§ Stated exercise
In the records below, work out how many lines hold the word "that". Report the number alone.

§ Given information
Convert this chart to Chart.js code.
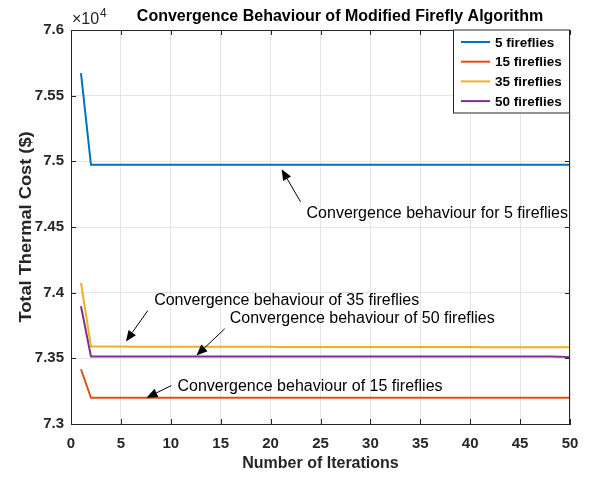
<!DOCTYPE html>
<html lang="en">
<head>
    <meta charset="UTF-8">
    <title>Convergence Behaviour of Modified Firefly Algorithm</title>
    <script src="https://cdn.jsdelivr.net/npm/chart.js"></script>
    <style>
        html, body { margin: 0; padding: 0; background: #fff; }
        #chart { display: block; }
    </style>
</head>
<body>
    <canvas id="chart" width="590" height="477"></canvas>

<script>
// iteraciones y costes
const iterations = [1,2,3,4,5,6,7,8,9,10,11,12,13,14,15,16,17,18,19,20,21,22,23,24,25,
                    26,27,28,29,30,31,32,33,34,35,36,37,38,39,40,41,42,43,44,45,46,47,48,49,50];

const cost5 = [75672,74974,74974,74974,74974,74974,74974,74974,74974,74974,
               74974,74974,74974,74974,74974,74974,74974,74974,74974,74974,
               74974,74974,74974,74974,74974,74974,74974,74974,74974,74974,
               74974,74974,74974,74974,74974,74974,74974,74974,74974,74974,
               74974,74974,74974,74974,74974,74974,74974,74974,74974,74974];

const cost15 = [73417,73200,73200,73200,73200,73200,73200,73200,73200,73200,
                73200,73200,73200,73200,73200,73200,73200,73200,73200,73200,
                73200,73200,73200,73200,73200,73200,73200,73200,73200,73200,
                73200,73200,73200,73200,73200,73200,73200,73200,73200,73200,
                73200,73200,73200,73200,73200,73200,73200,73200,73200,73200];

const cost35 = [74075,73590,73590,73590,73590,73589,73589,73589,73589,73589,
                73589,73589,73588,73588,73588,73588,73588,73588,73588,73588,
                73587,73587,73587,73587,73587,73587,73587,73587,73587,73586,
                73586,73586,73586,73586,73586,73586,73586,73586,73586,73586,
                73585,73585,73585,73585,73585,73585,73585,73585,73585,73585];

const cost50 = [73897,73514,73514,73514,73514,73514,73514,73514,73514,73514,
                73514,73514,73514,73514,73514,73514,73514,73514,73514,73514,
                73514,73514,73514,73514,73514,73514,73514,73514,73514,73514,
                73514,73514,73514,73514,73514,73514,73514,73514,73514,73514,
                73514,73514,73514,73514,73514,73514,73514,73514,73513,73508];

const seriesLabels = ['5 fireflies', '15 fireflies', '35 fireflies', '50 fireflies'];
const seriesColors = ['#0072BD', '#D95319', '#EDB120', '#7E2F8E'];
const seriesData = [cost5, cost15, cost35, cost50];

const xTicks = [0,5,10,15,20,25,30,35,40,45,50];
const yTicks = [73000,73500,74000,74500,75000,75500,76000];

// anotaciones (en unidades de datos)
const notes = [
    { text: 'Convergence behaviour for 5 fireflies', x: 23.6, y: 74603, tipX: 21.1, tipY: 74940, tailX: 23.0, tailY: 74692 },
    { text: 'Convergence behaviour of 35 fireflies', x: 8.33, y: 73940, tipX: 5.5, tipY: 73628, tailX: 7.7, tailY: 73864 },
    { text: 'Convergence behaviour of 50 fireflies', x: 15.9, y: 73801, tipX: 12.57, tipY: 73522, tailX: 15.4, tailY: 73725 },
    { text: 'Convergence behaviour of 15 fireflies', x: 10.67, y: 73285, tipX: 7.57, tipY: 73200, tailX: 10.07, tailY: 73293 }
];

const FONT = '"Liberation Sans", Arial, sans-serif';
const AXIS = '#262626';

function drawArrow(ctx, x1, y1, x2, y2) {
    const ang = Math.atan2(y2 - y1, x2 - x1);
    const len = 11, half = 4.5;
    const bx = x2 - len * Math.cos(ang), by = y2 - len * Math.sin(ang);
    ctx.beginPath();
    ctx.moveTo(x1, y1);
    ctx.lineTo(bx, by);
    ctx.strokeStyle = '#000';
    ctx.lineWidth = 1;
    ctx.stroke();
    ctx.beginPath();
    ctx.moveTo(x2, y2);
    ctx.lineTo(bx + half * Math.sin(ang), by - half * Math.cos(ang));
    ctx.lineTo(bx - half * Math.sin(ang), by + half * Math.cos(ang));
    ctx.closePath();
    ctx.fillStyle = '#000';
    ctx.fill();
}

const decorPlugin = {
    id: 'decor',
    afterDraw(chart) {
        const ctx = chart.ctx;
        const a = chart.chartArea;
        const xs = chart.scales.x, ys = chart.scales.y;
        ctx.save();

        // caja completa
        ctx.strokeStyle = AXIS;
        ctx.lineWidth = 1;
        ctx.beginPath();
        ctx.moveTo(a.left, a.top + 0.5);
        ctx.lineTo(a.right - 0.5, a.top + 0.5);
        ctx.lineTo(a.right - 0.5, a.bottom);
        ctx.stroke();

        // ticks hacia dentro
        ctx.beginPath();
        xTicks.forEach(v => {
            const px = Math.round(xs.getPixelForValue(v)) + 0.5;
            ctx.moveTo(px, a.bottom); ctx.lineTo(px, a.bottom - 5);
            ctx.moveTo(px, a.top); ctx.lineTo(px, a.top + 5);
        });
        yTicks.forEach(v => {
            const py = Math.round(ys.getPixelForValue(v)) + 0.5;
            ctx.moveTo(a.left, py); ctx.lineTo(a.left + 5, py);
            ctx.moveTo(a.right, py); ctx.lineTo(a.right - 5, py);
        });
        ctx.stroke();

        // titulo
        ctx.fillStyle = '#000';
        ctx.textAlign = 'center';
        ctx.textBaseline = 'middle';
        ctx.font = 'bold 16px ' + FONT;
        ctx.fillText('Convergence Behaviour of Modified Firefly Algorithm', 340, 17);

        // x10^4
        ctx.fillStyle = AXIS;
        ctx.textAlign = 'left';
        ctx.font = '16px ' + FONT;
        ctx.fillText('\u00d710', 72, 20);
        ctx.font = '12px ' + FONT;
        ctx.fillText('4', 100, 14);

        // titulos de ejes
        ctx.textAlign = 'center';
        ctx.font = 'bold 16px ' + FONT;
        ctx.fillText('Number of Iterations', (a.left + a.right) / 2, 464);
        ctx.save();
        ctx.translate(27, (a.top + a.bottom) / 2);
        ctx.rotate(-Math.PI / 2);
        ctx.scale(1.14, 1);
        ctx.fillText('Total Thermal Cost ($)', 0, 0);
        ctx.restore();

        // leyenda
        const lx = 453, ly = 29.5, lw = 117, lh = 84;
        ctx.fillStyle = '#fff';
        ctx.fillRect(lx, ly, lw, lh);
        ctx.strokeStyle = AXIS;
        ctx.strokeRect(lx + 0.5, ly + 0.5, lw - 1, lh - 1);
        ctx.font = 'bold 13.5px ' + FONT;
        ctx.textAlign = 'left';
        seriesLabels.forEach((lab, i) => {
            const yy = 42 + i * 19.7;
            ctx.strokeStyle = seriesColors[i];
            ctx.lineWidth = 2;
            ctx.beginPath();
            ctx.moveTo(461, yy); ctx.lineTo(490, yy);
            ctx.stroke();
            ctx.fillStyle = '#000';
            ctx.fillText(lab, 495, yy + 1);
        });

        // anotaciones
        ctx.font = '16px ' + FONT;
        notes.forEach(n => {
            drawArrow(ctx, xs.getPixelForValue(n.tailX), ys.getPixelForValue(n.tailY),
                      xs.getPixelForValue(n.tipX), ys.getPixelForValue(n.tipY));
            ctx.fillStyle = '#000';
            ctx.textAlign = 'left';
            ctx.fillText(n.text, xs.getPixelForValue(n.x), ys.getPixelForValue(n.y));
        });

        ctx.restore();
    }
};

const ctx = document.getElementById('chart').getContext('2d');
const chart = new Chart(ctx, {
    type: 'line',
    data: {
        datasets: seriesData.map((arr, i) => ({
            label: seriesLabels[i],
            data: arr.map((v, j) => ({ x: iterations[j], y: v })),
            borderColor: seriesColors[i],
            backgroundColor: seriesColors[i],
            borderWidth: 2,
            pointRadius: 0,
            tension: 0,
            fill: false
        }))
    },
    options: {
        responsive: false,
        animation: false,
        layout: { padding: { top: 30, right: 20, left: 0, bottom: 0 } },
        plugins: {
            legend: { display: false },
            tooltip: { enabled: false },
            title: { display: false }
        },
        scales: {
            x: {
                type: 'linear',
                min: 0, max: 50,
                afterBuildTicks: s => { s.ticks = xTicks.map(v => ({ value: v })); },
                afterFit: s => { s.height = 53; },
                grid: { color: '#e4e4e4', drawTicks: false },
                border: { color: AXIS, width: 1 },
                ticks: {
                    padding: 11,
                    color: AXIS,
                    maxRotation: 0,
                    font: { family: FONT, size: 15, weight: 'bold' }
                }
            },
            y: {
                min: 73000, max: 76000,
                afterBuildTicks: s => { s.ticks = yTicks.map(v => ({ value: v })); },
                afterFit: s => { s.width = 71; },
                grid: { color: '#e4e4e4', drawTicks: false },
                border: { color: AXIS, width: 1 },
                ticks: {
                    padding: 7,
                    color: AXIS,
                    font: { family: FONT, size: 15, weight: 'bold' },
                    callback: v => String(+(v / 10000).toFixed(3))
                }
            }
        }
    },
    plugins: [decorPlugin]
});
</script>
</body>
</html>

==

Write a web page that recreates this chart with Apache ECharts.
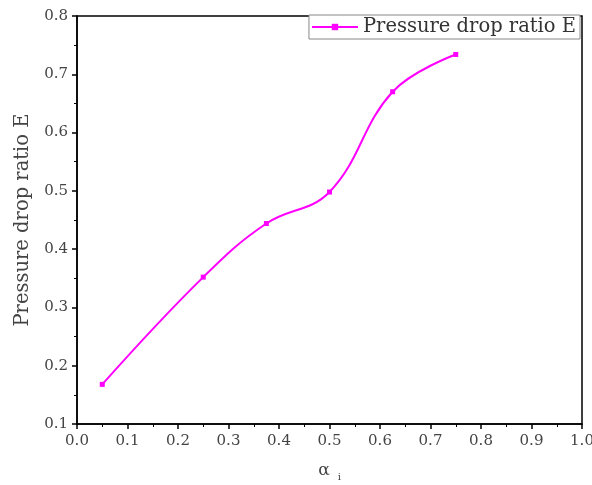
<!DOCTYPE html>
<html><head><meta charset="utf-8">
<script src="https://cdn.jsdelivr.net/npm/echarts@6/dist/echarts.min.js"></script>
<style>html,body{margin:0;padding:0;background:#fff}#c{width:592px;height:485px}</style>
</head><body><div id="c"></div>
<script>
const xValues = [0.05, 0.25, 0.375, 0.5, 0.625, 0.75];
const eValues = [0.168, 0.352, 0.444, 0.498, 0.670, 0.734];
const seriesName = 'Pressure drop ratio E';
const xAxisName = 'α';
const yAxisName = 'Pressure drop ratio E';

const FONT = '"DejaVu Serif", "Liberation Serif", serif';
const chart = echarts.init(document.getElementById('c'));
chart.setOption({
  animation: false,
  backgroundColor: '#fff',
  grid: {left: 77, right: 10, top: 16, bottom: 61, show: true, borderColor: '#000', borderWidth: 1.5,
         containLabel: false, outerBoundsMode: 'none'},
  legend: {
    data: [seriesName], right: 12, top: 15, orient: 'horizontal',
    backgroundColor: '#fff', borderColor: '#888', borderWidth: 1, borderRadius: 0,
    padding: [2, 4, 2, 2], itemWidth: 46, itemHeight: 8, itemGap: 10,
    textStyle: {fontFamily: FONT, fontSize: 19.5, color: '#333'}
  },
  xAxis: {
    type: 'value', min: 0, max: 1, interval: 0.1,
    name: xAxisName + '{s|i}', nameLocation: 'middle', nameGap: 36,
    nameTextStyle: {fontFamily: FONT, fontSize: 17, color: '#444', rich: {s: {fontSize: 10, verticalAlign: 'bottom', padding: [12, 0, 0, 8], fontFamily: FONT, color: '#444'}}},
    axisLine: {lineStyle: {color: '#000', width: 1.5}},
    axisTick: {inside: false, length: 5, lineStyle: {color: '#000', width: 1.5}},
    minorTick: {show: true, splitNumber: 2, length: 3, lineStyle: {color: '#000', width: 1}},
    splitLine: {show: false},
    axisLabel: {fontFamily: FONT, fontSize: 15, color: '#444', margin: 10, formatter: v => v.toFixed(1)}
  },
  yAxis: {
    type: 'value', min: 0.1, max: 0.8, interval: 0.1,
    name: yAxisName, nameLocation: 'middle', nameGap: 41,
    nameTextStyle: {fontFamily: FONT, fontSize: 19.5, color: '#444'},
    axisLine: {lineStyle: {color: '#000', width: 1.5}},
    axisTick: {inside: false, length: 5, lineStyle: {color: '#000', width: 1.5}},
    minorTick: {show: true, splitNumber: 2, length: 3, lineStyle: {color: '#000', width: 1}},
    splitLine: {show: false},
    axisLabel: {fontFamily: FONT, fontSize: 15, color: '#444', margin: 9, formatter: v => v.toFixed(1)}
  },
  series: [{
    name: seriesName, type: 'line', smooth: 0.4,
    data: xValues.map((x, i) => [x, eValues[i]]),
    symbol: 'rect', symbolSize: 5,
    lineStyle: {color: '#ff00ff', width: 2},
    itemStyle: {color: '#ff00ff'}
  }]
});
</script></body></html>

* * *

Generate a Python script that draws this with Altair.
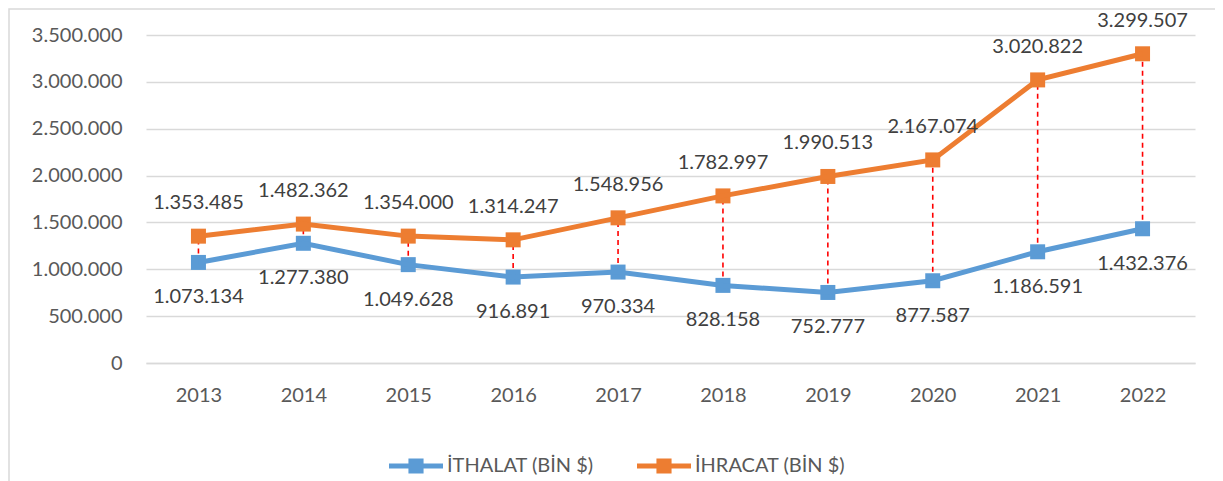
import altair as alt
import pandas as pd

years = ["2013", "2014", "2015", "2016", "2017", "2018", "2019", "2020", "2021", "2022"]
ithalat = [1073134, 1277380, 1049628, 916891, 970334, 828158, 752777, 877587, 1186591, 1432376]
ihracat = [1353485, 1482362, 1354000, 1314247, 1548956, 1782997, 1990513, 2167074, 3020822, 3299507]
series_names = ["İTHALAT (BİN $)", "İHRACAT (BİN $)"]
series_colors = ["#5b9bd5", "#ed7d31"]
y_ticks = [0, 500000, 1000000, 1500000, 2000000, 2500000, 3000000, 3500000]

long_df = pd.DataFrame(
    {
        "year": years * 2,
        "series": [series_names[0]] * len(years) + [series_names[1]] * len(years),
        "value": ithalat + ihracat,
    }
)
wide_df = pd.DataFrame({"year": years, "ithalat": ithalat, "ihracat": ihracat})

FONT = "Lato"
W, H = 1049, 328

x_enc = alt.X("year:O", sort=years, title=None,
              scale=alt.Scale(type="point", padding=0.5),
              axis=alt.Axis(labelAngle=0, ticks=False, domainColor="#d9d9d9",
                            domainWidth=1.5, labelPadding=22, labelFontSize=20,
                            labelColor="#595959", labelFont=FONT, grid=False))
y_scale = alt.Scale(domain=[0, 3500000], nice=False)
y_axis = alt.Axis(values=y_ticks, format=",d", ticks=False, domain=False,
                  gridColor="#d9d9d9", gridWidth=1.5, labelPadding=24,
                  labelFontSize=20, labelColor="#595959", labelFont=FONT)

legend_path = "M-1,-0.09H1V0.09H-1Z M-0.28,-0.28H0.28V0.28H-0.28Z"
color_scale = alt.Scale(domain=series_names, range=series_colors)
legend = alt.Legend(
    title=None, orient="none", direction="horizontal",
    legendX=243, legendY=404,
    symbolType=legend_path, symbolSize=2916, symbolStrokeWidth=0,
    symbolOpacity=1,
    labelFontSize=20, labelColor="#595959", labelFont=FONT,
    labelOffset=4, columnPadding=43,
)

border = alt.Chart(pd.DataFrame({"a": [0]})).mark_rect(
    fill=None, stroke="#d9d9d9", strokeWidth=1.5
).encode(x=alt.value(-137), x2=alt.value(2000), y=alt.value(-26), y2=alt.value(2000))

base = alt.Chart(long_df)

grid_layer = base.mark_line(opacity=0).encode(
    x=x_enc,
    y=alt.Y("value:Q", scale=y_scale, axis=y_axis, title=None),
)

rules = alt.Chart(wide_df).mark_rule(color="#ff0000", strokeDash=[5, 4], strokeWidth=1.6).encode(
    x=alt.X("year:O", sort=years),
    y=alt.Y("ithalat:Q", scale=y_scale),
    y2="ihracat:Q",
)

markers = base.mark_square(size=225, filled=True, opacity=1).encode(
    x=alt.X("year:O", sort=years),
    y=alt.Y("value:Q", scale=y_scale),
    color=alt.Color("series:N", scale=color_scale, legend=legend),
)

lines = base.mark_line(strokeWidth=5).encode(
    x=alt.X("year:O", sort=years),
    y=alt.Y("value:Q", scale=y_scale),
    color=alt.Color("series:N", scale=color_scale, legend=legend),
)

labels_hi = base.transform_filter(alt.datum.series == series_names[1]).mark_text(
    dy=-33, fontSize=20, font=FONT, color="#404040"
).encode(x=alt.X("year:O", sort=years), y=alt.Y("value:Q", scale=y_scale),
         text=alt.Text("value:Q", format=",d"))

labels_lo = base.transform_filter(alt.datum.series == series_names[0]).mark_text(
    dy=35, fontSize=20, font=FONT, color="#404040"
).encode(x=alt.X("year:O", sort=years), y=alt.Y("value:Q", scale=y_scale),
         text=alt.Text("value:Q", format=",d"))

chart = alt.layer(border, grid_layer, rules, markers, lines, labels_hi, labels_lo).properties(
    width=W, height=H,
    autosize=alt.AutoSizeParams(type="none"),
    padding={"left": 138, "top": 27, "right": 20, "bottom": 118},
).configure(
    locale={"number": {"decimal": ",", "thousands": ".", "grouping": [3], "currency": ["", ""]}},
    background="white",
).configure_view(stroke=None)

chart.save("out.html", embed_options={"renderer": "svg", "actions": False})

§ Output of the task
2